Objective:
Please transcribe the data that follows without the pictures, keeping every word the same.
— BEGIN Data —
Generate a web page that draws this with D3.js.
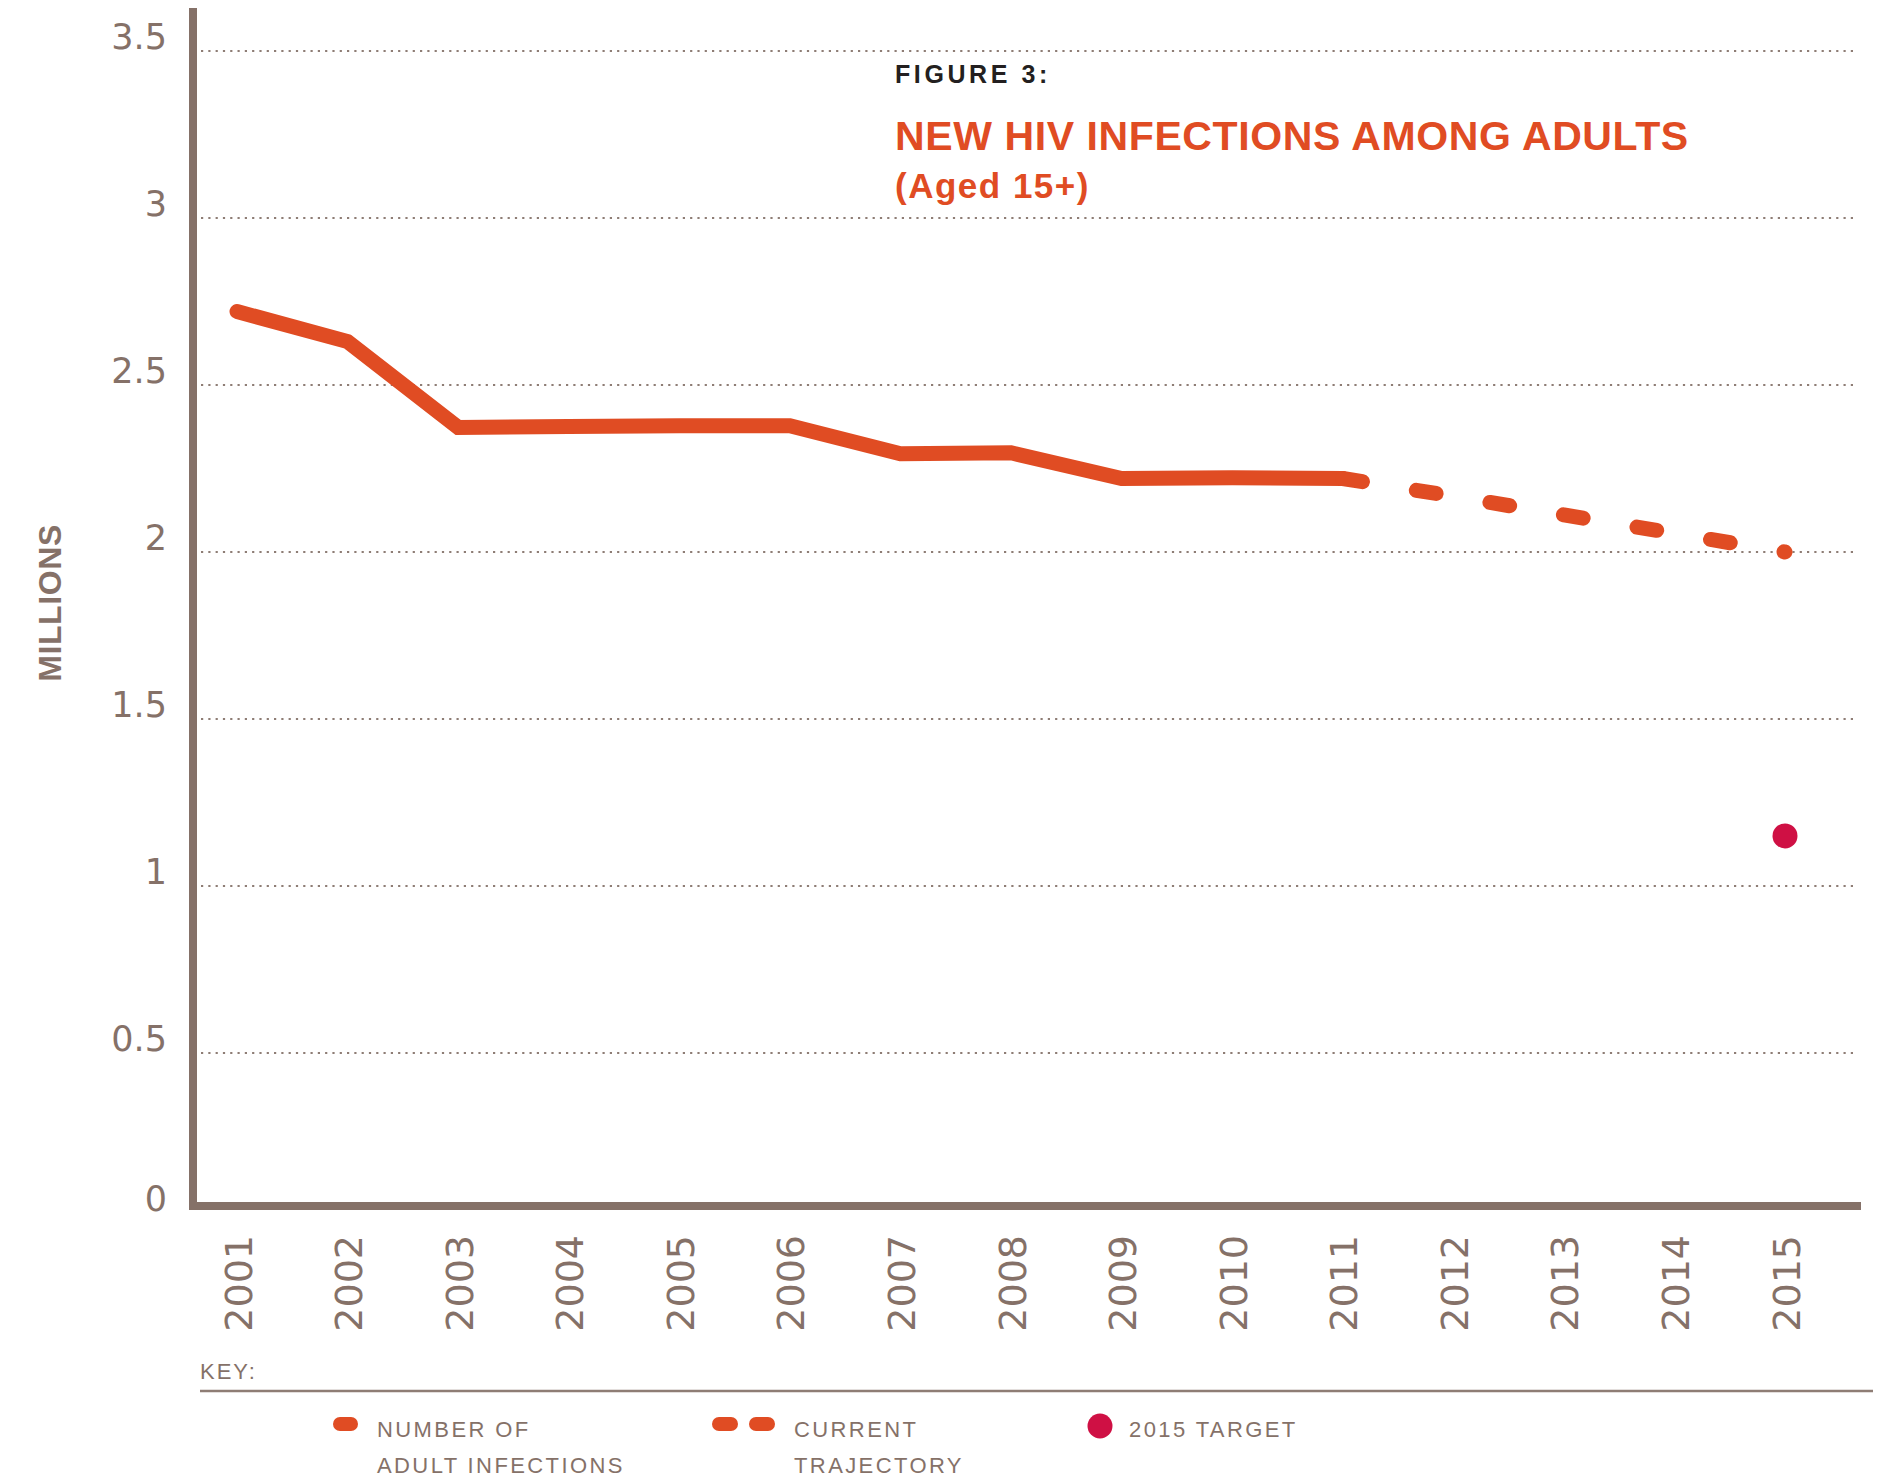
<!DOCTYPE html>
<html>
<head>
<meta charset="utf-8">
<script src="https://cdn.jsdelivr.net/npm/d3@7"></script>
<style>
  html, body { margin: 0; padding: 0; background: #ffffff; }
  svg { display: block; }
</style>
</head>
<body>
<svg id="chart" width="1883" height="1477"></svg>
<script>
// ---------------- DATA ----------------
const years = [2001, 2002, 2003, 2004, 2005, 2006, 2007, 2008, 2009, 2010, 2011];
const adultInfections = [2.72, 2.63, 2.373, 2.376, 2.378, 2.378, 2.294, 2.297, 2.22, 2.222, 2.22];
const trajectoryYears = [2011, 2012, 2013, 2014, 2015];
const trajectoryValues = [2.22, 2.167, 2.111, 2.056, 2.0];
const targetYears = [2015];
const targetValues = [1.15];
const xTickYears = [2001, 2002, 2003, 2004, 2005, 2006, 2007, 2008, 2009, 2010, 2011, 2012, 2013, 2014, 2015];
const yTickValues = [0, 0.5, 1, 1.5, 2, 2.5, 3, 3.5];
const yTickLabels = ["0", "0.5", "1", "1.5", "2", "2.5", "3", "3.5"];
const figureLabel = "FIGURE 3:";
const titleLine1 = "NEW HIV INFECTIONS AMONG ADULTS";
const titleLine2 = "(Aged 15+)";
const yAxisTitle = "MILLIONS";
const keyTitle = "KEY:";
const legendLabels = [["NUMBER OF", "ADULT INFECTIONS"], ["CURRENT", "TRAJECTORY"], ["2015 TARGET"]];

// ---------------- STYLE ----------------
const ORANGE = "#e04c23";
const TARGET = "#cf1044";
const BROWN = "#857168";
const GRID = "#8e7d75";
const DARK = "#231f20";

const svg = d3.select("#chart");

const x = d3.scaleLinear().domain([2001, 2015]).range([237, 1785]);
const y = d3.scaleLinear().domain([0, 3.5]).range([1220, 51]);

const plotLeft = 193, plotRight = 1861;
const xAxisY = 1206;

// gridlines (dotted)
svg.append("g").selectAll("line")
  .data(yTickValues.filter(v => v > 0))
  .join("line")
  .attr("x1", 201).attr("x2", 1854)
  .attr("y1", d => y(d)).attr("y2", d => y(d))
  .attr("stroke", GRID)
  .attr("stroke-width", 2.2)
  .attr("stroke-dasharray", "2.2 5.1");

// y tick labels
const yAxisG = svg.append("g")
  .attr("transform", "translate(167,0)")
  .call(d3.axisLeft(y).tickValues(yTickValues)
    .tickFormat((d, i) => yTickLabels[i]).tickSize(0).tickPadding(0));
yAxisG.select(".domain").remove();
yAxisG.selectAll("text")
  .attr("x", 0)
  .attr("dy", d => Math.min(y(d) - 3, xAxisY + 4) - y(d))
  .attr("text-anchor", "end")
  .style("font-family", "'DejaVu Sans', sans-serif")
  .style("font-size", "35px")
  .style("fill", BROWN);

// x tick labels (rotated)
const xAxisG = svg.append("g")
  .attr("transform", "translate(0,1235)")
  .call(d3.axisBottom(x).tickValues(xTickYears).tickFormat(d3.format("d")).tickSize(0).tickPadding(0));
xAxisG.select(".domain").remove();
xAxisG.selectAll("text")
  .attr("transform", "rotate(-90)")
  .attr("x", 0)
  .attr("y", 14)
  .attr("dy", 0)
  .attr("text-anchor", "end")
  .style("font-family", "'DejaVu Sans', sans-serif")
  .style("font-size", "38px")
  .style("fill", BROWN);

// axis lines
svg.append("line")
  .attr("x1", plotLeft).attr("x2", plotLeft)
  .attr("y1", 8).attr("y2", xAxisY + 4)
  .attr("stroke", BROWN).attr("stroke-width", 8);
svg.append("line")
  .attr("x1", plotLeft - 4).attr("x2", plotRight)
  .attr("y1", xAxisY).attr("y2", xAxisY)
  .attr("stroke", BROWN).attr("stroke-width", 8);

// y axis title
svg.append("text")
  .attr("transform", "translate(61,603) rotate(-90)")
  .attr("text-anchor", "middle")
  .style("font-family", "'Liberation Sans', Arial, sans-serif")
  .style("font-weight", "bold")
  .style("font-size", "32px")
  .style("letter-spacing", "0.6px")
  .style("fill", BROWN)
  .text(yAxisTitle);

// solid line
const line = d3.line().x(d => x(d[0])).y(d => y(d[1]));
svg.append("path")
  .datum(years.map((yr, i) => [yr, adultInfections[i]]))
  .attr("d", line)
  .attr("fill", "none")
  .attr("stroke", ORANGE)
  .attr("stroke-width", 15)
  .attr("stroke-linejoin", "miter")
  .attr("stroke-linecap", "round");

// dashed trajectory
const traj = svg.append("path")
  .datum(trajectoryYears.map((yr, i) => [yr, trajectoryValues[i]]))
  .attr("d", line)
  .attr("fill", "none")
  .attr("stroke", ORANGE)
  .attr("stroke-width", 15)
  .attr("stroke-linecap", "round");
const L = traj.node().getTotalLength();
const period = (L - 1) / 6;
traj.attr("stroke-dasharray", `20 ${period - 20}`);

// target
svg.append("g").selectAll("circle")
  .data(targetYears.map((yr, i) => [yr, targetValues[i]]))
  .join("circle")
  .attr("cx", d => x(d[0])).attr("cy", d => y(d[1]))
  .attr("r", 12.5)
  .attr("fill", TARGET);

// titles
const titleFont = "'Liberation Sans', Arial, sans-serif";
svg.append("text").attr("x", 895).attr("y", 83)
  .style("font-family", titleFont).style("font-weight", "bold")
  .style("font-size", "25px").style("letter-spacing", "3.6px")
  .style("fill", DARK).text(figureLabel);
svg.append("text").attr("x", 895).attr("y", 150)
  .style("font-family", titleFont).style("font-weight", "bold")
  .style("font-size", "41px").style("letter-spacing", "0.6px")
  .style("fill", ORANGE).text(titleLine1);
svg.append("text").attr("x", 895).attr("y", 198)
  .style("font-family", titleFont).style("font-weight", "bold")
  .style("font-size", "35px").style("letter-spacing", "1.5px")
  .style("fill", ORANGE).text(titleLine2);

// legend
const legFont = "'Liberation Sans', Arial, sans-serif";
svg.append("text").attr("x", 200).attr("y", 1379)
  .style("font-family", legFont).style("font-size", "22px")
  .style("letter-spacing", "2px").style("fill", BROWN).text(keyTitle);
svg.append("line").attr("x1", 200).attr("x2", 1873)
  .attr("y1", 1391).attr("y2", 1391)
  .attr("stroke", GRID).attr("stroke-width", 2.5);

// swatches
svg.append("rect").attr("x", 333).attr("y", 1417).attr("width", 25).attr("height", 14)
  .attr("rx", 7).attr("fill", ORANGE);
svg.append("rect").attr("x", 712).attr("y", 1417).attr("width", 26).attr("height", 14)
  .attr("rx", 7).attr("fill", ORANGE);
svg.append("rect").attr("x", 749).attr("y", 1417).attr("width", 26).attr("height", 14)
  .attr("rx", 7).attr("fill", ORANGE);
svg.append("circle").attr("cx", 1100).attr("cy", 1426).attr("r", 12.5).attr("fill", TARGET);

const legTextX = [377, 794, 1129];
legendLabels.forEach((lines, i) => {
  const t = svg.append("text")
    .style("font-family", legFont).style("font-size", "22px")
    .style("letter-spacing", "2.4px").style("fill", BROWN);
  lines.forEach((s, j) => {
    t.append("tspan").attr("x", legTextX[i]).attr("y", 1437 + j * 36).text(s);
  });
});
</script>
</body>
</html>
— END Data —
Reply to the task:
Generate a web page that draws this with D3.js.
<!DOCTYPE html>
<html>
<head>
<meta charset="utf-8">
<script src="https://cdn.jsdelivr.net/npm/d3@7"></script>
<style>
  html, body { margin: 0; padding: 0; background: #ffffff; }
  svg { display: block; }
</style>
</head>
<body>
<svg id="chart" width="1883" height="1477"></svg>
<script>
// ---------------- DATA ----------------
const years = [2001, 2002, 2003, 2004, 2005, 2006, 2007, 2008, 2009, 2010, 2011];
const adultInfections = [2.72, 2.63, 2.373, 2.376, 2.378, 2.378, 2.294, 2.297, 2.22, 2.222, 2.22];
const trajectoryYears = [2011, 2012, 2013, 2014, 2015];
const trajectoryValues = [2.22, 2.167, 2.111, 2.056, 2.0];
const targetYears = [2015];
const targetValues = [1.15];
const xTickYears = [2001, 2002, 2003, 2004, 2005, 2006, 2007, 2008, 2009, 2010, 2011, 2012, 2013, 2014, 2015];
const yTickValues = [0, 0.5, 1, 1.5, 2, 2.5, 3, 3.5];
const yTickLabels = ["0", "0.5", "1", "1.5", "2", "2.5", "3", "3.5"];
const figureLabel = "FIGURE 3:";
const titleLine1 = "NEW HIV INFECTIONS AMONG ADULTS";
const titleLine2 = "(Aged 15+)";
const yAxisTitle = "MILLIONS";
const keyTitle = "KEY:";
const legendLabels = [["NUMBER OF", "ADULT INFECTIONS"], ["CURRENT", "TRAJECTORY"], ["2015 TARGET"]];

// ---------------- STYLE ----------------
const ORANGE = "#e04c23";
const TARGET = "#cf1044";
const BROWN = "#857168";
const GRID = "#8e7d75";
const DARK = "#231f20";

const svg = d3.select("#chart");

const x = d3.scaleLinear().domain([2001, 2015]).range([237, 1785]);
const y = d3.scaleLinear().domain([0, 3.5]).range([1220, 51]);

const plotLeft = 193, plotRight = 1861;
const xAxisY = 1206;

// gridlines (dotted)
svg.append("g").selectAll("line")
  .data(yTickValues.filter(v => v > 0))
  .join("line")
  .attr("x1", 201).attr("x2", 1854)
  .attr("y1", d => y(d)).attr("y2", d => y(d))
  .attr("stroke", GRID)
  .attr("stroke-width", 2.2)
  .attr("stroke-dasharray", "2.2 5.1");

// y tick labels
const yAxisG = svg.append("g")
  .attr("transform", "translate(167,0)")
  .call(d3.axisLeft(y).tickValues(yTickValues)
    .tickFormat((d, i) => yTickLabels[i]).tickSize(0).tickPadding(0));
yAxisG.select(".domain").remove();
yAxisG.selectAll("text")
  .attr("x", 0)
  .attr("dy", d => Math.min(y(d) - 3, xAxisY + 4) - y(d))
  .attr("text-anchor", "end")
  .style("font-family", "'DejaVu Sans', sans-serif")
  .style("font-size", "35px")
  .style("fill", BROWN);

// x tick labels (rotated)
const xAxisG = svg.append("g")
  .attr("transform", "translate(0,1235)")
  .call(d3.axisBottom(x).tickValues(xTickYears).tickFormat(d3.format("d")).tickSize(0).tickPadding(0));
xAxisG.select(".domain").remove();
xAxisG.selectAll("text")
  .attr("transform", "rotate(-90)")
  .attr("x", 0)
  .attr("y", 14)
  .attr("dy", 0)
  .attr("text-anchor", "end")
  .style("font-family", "'DejaVu Sans', sans-serif")
  .style("font-size", "38px")
  .style("fill", BROWN);

// axis lines
svg.append("line")
  .attr("x1", plotLeft).attr("x2", plotLeft)
  .attr("y1", 8).attr("y2", xAxisY + 4)
  .attr("stroke", BROWN).attr("stroke-width", 8);
svg.append("line")
  .attr("x1", plotLeft - 4).attr("x2", plotRight)
  .attr("y1", xAxisY).attr("y2", xAxisY)
  .attr("stroke", BROWN).attr("stroke-width", 8);

// y axis title
svg.append("text")
  .attr("transform", "translate(61,603) rotate(-90)")
  .attr("text-anchor", "middle")
  .style("font-family", "'Liberation Sans', Arial, sans-serif")
  .style("font-weight", "bold")
  .style("font-size", "32px")
  .style("letter-spacing", "0.6px")
  .style("fill", BROWN)
  .text(yAxisTitle);

// solid line
const line = d3.line().x(d => x(d[0])).y(d => y(d[1]));
svg.append("path")
  .datum(years.map((yr, i) => [yr, adultInfections[i]]))
  .attr("d", line)
  .attr("fill", "none")
  .attr("stroke", ORANGE)
  .attr("stroke-width", 15)
  .attr("stroke-linejoin", "miter")
  .attr("stroke-linecap", "round");

// dashed trajectory
const traj = svg.append("path")
  .datum(trajectoryYears.map((yr, i) => [yr, trajectoryValues[i]]))
  .attr("d", line)
  .attr("fill", "none")
  .attr("stroke", ORANGE)
  .attr("stroke-width", 15)
  .attr("stroke-linecap", "round");
const L = traj.node().getTotalLength();
const period = (L - 1) / 6;
traj.attr("stroke-dasharray", `20 ${period - 20}`);

// target
svg.append("g").selectAll("circle")
  .data(targetYears.map((yr, i) => [yr, targetValues[i]]))
  .join("circle")
  .attr("cx", d => x(d[0])).attr("cy", d => y(d[1]))
  .attr("r", 12.5)
  .attr("fill", TARGET);

// titles
const titleFont = "'Liberation Sans', Arial, sans-serif";
svg.append("text").attr("x", 895).attr("y", 83)
  .style("font-family", titleFont).style("font-weight", "bold")
  .style("font-size", "25px").style("letter-spacing", "3.6px")
  .style("fill", DARK).text(figureLabel);
svg.append("text").attr("x", 895).attr("y", 150)
  .style("font-family", titleFont).style("font-weight", "bold")
  .style("font-size", "41px").style("letter-spacing", "0.6px")
  .style("fill", ORANGE).text(titleLine1);
svg.append("text").attr("x", 895).attr("y", 198)
  .style("font-family", titleFont).style("font-weight", "bold")
  .style("font-size", "35px").style("letter-spacing", "1.5px")
  .style("fill", ORANGE).text(titleLine2);

// legend
const legFont = "'Liberation Sans', Arial, sans-serif";
svg.append("text").attr("x", 200).attr("y", 1379)
  .style("font-family", legFont).style("font-size", "22px")
  .style("letter-spacing", "2px").style("fill", BROWN).text(keyTitle);
svg.append("line").attr("x1", 200).attr("x2", 1873)
  .attr("y1", 1391).attr("y2", 1391)
  .attr("stroke", GRID).attr("stroke-width", 2.5);

// swatches
svg.append("rect").attr("x", 333).attr("y", 1417).attr("width", 25).attr("height", 14)
  .attr("rx", 7).attr("fill", ORANGE);
svg.append("rect").attr("x", 712).attr("y", 1417).attr("width", 26).attr("height", 14)
  .attr("rx", 7).attr("fill", ORANGE);
svg.append("rect").attr("x", 749).attr("y", 1417).attr("width", 26).attr("height", 14)
  .attr("rx", 7).attr("fill", ORANGE);
svg.append("circle").attr("cx", 1100).attr("cy", 1426).attr("r", 12.5).attr("fill", TARGET);

const legTextX = [377, 794, 1129];
legendLabels.forEach((lines, i) => {
  const t = svg.append("text")
    .style("font-family", legFont).style("font-size", "22px")
    .style("letter-spacing", "2.4px").style("fill", BROWN);
  lines.forEach((s, j) => {
    t.append("tspan").attr("x", legTextX[i]).attr("y", 1437 + j * 36).text(s);
  });
});
</script>
</body>
</html>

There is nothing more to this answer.